Although only charged in California with killing Berman, Los Angeles County prosecutors allege he killed his wife Kathleen McCormack Durst in New York in 1982, then decided to kill Berman 18 years later because she had told others that she helped Durst cover up the crime. Durst has never been charged in his wife’s disappearance.
Prosecutors also say he killed his neighbor Morris Black in Galveston, Texas, because Black discovered his identity at a time when Durst was hiding from the law, sometimes disguising himself as a mute woman.

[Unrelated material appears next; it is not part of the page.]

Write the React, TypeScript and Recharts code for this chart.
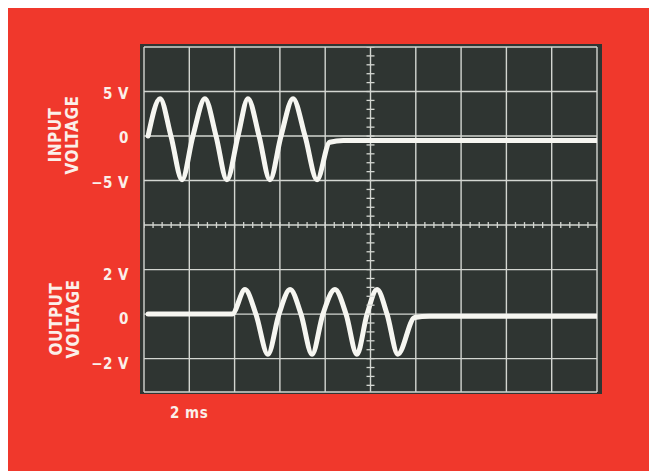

A Galveston jury acquitted Durst, who had testified Black pulled a gun on him and was shot accidentally when the two men wrestled over the firearm in Durst’s apartment. Durst also admitted to dismembering Black’s body and dumping it in Galveston Bay.
Durst, who testified in self defense in California as he did in Texas, admitted to discovering Berman’s body.
In both cases of having a dead body at his feet, Durst said he tried to call the 911 emergency number at first but later decided against it, fearing nobody would believe he was not guilty.